#### Supplied information ####
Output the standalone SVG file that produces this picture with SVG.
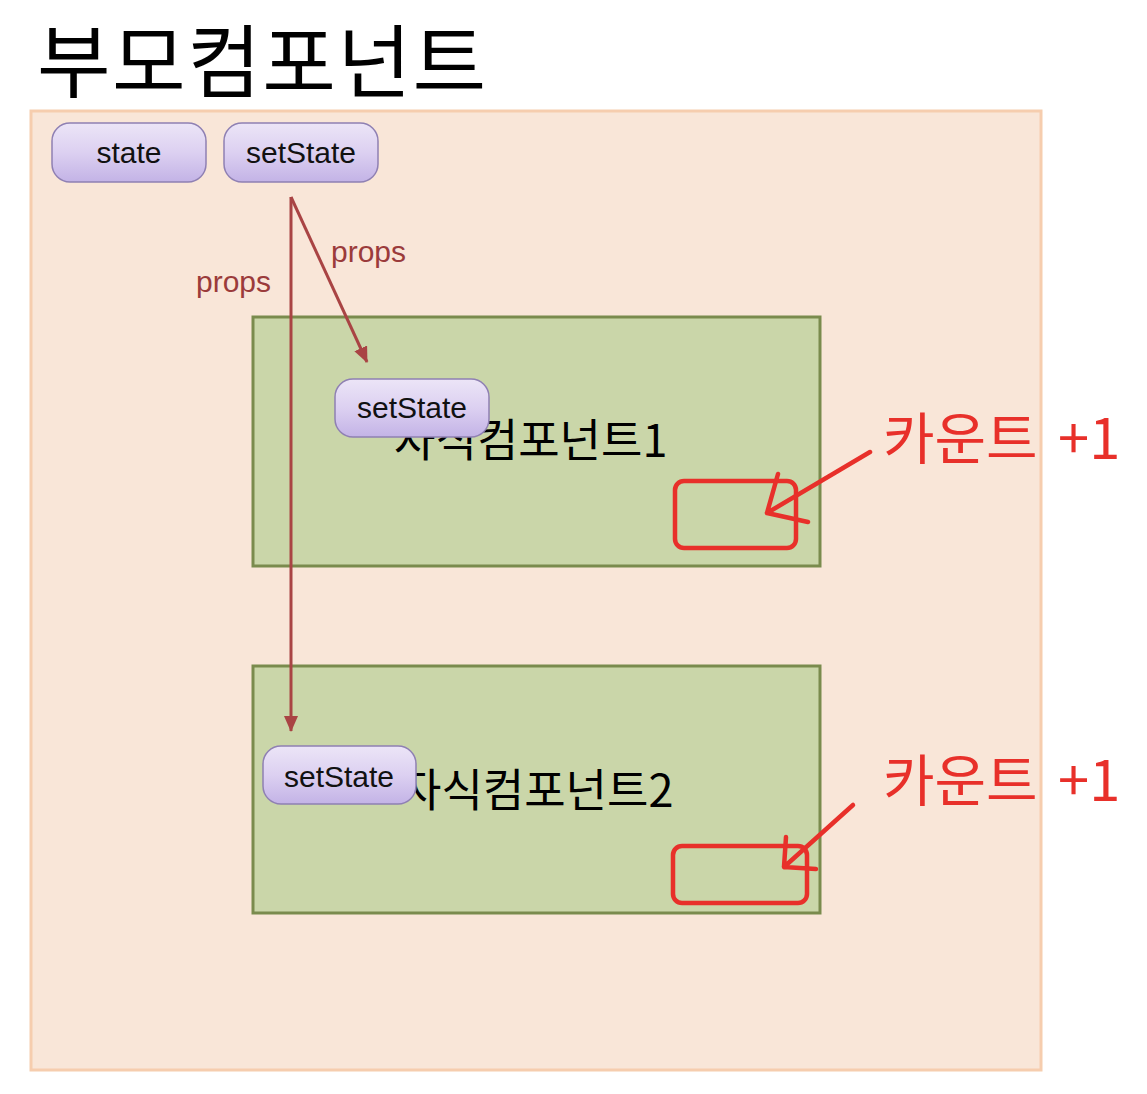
####
#### Supplied information ####
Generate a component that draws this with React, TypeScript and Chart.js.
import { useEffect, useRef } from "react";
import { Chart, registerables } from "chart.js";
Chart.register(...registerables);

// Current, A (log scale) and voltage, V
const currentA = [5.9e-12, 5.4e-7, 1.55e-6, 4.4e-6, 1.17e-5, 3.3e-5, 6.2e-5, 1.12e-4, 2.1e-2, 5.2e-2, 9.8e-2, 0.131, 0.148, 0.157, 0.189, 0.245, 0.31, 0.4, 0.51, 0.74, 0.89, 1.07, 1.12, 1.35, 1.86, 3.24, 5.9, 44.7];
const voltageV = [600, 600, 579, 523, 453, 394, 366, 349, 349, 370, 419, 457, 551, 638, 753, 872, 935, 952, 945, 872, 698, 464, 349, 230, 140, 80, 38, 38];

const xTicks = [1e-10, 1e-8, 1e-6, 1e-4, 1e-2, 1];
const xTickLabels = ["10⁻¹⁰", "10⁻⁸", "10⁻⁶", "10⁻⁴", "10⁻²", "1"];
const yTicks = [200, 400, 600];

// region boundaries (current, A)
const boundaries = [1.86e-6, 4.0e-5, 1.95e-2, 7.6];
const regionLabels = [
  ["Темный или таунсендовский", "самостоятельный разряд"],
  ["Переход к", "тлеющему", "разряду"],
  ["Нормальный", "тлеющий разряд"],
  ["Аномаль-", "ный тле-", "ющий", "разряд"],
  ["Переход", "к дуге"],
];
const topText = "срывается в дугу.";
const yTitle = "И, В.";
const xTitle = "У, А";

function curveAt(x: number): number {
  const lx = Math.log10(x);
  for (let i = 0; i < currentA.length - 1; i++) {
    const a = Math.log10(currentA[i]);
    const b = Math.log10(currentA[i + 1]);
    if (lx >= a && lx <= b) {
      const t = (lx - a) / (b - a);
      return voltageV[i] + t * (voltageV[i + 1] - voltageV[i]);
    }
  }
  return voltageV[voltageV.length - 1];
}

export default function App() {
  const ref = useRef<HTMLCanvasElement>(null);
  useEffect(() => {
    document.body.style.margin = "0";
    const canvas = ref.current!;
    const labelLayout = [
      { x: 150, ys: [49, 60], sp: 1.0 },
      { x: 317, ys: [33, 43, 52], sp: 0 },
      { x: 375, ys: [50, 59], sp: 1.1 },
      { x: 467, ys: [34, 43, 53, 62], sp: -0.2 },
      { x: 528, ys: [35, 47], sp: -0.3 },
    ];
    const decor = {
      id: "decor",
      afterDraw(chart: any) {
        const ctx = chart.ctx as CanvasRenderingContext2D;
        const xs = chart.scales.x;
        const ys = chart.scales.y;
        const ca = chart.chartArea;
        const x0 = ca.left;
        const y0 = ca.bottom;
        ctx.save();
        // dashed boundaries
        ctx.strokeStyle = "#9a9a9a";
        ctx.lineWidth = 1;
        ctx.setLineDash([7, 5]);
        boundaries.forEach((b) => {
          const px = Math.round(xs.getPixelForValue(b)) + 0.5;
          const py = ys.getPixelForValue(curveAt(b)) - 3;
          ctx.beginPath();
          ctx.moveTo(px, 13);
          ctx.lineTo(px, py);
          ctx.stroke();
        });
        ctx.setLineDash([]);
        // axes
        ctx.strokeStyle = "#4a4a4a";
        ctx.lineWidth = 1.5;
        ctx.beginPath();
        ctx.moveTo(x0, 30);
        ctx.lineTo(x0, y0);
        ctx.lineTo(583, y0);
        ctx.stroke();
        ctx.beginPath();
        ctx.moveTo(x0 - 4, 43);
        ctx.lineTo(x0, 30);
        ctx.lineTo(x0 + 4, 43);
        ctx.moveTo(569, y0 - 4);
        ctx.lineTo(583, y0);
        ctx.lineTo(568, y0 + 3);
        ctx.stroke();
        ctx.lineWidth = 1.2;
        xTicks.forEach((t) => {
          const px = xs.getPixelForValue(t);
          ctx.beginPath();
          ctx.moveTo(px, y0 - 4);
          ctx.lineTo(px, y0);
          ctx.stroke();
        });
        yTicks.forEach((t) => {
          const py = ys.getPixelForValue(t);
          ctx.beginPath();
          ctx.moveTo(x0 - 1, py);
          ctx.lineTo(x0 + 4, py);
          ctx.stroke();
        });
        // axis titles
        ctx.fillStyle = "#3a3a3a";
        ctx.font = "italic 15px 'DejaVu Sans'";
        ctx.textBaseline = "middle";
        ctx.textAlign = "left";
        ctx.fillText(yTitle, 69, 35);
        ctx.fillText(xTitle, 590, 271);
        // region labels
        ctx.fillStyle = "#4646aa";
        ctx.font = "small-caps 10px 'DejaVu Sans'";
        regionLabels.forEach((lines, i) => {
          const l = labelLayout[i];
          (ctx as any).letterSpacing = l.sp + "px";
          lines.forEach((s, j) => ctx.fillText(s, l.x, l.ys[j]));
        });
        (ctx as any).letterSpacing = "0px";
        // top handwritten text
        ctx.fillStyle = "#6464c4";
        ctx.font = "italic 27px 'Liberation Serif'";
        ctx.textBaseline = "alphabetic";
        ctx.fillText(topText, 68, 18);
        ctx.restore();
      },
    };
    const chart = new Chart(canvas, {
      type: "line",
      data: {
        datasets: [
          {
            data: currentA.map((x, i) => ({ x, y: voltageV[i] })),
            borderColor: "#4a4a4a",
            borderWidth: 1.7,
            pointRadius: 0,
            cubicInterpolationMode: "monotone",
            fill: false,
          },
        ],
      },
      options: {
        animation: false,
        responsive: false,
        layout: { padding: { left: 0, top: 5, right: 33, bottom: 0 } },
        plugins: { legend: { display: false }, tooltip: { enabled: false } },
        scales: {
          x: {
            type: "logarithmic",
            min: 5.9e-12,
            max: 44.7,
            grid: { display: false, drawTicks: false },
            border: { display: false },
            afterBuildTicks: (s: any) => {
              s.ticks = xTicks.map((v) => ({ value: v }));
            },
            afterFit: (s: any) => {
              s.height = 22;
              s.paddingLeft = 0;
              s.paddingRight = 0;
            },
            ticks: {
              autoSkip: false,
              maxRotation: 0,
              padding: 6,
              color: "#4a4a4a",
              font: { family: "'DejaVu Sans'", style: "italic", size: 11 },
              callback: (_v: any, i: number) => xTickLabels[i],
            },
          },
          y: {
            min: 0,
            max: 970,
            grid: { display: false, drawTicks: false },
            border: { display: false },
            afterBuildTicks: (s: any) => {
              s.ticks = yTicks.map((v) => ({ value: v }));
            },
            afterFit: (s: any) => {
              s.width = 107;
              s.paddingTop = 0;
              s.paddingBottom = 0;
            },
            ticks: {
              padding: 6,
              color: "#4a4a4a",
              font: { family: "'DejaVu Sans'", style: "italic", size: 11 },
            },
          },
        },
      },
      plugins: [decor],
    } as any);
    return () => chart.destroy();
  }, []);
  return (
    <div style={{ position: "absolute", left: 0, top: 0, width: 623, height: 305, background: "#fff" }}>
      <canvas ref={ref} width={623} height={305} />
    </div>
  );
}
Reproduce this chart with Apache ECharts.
####
#### Supplied information ####
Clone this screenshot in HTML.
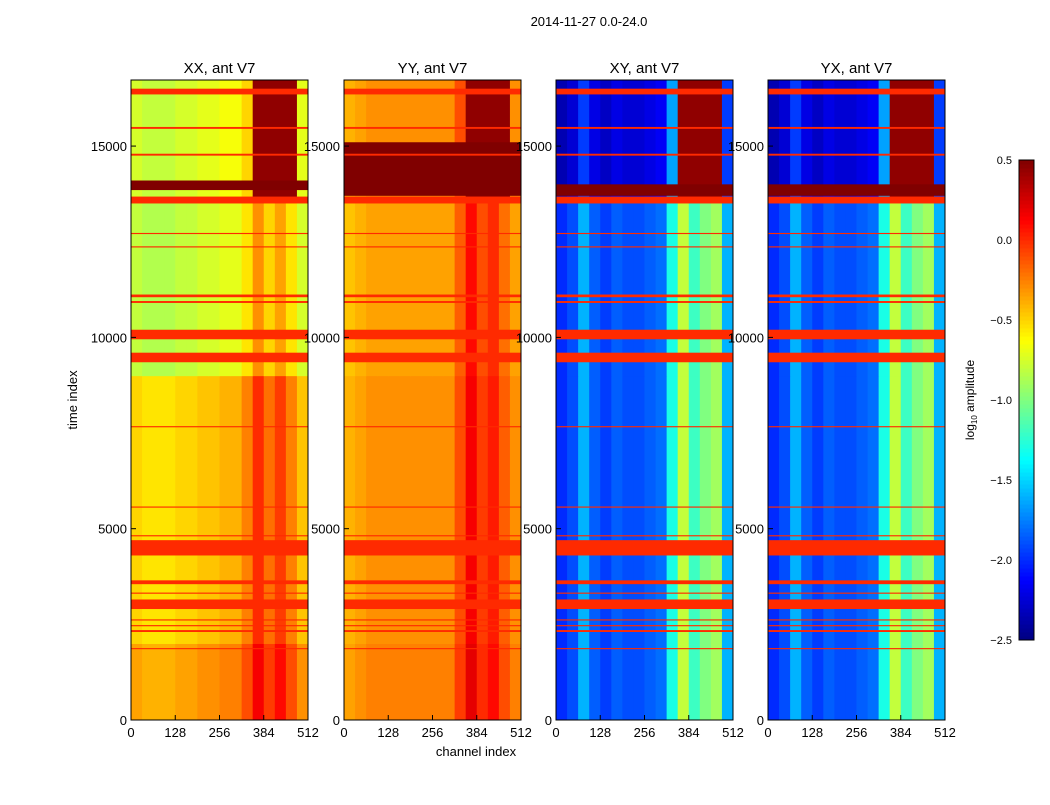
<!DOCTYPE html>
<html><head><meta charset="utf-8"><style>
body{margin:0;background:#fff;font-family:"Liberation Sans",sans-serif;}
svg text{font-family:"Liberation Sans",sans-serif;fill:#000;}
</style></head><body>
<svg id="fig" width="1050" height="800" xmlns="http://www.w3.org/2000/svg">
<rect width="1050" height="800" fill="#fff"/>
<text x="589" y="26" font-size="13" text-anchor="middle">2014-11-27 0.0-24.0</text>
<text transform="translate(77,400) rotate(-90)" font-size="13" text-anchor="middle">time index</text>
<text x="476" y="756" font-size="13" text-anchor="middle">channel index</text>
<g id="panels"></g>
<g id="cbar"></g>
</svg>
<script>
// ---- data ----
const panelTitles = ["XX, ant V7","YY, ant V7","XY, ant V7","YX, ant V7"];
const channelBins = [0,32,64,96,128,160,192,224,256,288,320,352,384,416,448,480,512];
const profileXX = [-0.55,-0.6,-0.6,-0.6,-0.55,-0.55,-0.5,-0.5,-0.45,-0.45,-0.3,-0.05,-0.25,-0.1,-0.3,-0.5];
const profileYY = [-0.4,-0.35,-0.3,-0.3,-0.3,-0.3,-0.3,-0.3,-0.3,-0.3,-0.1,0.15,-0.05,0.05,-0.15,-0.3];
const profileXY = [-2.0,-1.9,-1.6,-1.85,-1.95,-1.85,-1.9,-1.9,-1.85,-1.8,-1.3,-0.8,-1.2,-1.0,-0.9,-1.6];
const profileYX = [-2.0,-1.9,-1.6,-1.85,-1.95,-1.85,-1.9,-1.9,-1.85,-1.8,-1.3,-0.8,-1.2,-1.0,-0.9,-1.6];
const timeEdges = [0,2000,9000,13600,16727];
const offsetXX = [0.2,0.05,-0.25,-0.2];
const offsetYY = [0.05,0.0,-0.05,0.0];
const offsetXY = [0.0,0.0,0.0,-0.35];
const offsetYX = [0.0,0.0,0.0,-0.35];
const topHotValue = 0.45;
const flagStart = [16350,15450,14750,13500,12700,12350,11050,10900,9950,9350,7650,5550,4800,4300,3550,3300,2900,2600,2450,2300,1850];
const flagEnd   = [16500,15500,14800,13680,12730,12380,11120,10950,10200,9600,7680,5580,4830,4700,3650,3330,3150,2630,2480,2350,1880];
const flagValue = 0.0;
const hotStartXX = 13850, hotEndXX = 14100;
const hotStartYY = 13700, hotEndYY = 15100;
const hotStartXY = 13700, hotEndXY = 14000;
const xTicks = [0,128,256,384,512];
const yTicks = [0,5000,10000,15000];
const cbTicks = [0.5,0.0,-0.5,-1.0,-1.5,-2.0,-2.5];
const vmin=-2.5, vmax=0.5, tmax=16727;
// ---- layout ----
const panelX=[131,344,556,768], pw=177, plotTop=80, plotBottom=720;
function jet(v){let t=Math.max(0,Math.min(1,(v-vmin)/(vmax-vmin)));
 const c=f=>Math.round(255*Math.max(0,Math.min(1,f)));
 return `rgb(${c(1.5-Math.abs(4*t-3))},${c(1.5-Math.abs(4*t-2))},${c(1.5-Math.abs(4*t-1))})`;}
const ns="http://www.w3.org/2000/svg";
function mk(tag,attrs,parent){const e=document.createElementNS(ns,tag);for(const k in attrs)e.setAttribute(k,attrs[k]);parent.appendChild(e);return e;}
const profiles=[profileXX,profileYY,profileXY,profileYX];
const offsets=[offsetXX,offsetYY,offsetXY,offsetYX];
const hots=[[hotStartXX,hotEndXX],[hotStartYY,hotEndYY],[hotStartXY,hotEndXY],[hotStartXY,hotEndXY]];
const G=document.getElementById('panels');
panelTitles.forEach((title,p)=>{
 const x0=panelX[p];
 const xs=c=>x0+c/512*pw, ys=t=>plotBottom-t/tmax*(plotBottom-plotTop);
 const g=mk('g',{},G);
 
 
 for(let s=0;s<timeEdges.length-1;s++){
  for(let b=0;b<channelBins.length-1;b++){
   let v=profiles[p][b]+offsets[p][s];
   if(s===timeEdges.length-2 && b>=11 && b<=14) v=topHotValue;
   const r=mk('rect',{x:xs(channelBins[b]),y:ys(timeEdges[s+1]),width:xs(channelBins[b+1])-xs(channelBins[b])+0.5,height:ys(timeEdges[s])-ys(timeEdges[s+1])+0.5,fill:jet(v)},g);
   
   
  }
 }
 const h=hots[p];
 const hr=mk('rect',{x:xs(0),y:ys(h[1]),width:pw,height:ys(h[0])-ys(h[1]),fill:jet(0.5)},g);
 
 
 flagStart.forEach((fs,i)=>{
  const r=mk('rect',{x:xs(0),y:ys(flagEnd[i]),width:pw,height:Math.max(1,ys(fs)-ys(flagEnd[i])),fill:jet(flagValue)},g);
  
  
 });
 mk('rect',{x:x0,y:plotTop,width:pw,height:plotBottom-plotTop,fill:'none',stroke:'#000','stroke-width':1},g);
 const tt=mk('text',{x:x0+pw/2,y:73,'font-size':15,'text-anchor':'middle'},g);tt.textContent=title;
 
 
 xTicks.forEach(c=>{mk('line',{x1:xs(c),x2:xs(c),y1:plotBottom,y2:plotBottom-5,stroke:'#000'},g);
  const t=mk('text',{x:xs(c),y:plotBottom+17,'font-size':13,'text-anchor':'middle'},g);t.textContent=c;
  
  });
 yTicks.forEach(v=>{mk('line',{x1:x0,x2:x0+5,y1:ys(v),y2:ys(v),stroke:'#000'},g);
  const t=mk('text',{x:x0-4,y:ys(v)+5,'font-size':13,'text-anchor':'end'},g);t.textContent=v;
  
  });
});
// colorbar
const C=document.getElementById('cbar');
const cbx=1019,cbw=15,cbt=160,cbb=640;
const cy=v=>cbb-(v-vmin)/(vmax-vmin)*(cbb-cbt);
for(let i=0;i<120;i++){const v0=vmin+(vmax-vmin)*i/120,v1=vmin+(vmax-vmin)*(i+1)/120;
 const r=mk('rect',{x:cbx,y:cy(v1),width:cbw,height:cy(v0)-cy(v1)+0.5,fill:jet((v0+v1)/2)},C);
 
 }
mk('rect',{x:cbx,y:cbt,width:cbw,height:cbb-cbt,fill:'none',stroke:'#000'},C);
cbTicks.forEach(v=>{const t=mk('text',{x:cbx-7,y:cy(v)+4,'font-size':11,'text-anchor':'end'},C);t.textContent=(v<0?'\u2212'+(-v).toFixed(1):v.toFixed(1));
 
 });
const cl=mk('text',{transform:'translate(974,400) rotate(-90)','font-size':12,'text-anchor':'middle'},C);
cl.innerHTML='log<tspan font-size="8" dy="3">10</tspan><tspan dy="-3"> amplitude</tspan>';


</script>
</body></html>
####
* **Exercise**: The required output is an exact reproduction of the lines starting at the one that contains "Generate a component" and ending at the one that contains "Chart.register(...registerables);". Both boundary lines belong to it.

* **Task solution**:
Generate a component that draws this with React, TypeScript and Chart.js.
import { useEffect, useRef } from "react";
import { Chart, registerables } from "chart.js";
Chart.register(...registerables);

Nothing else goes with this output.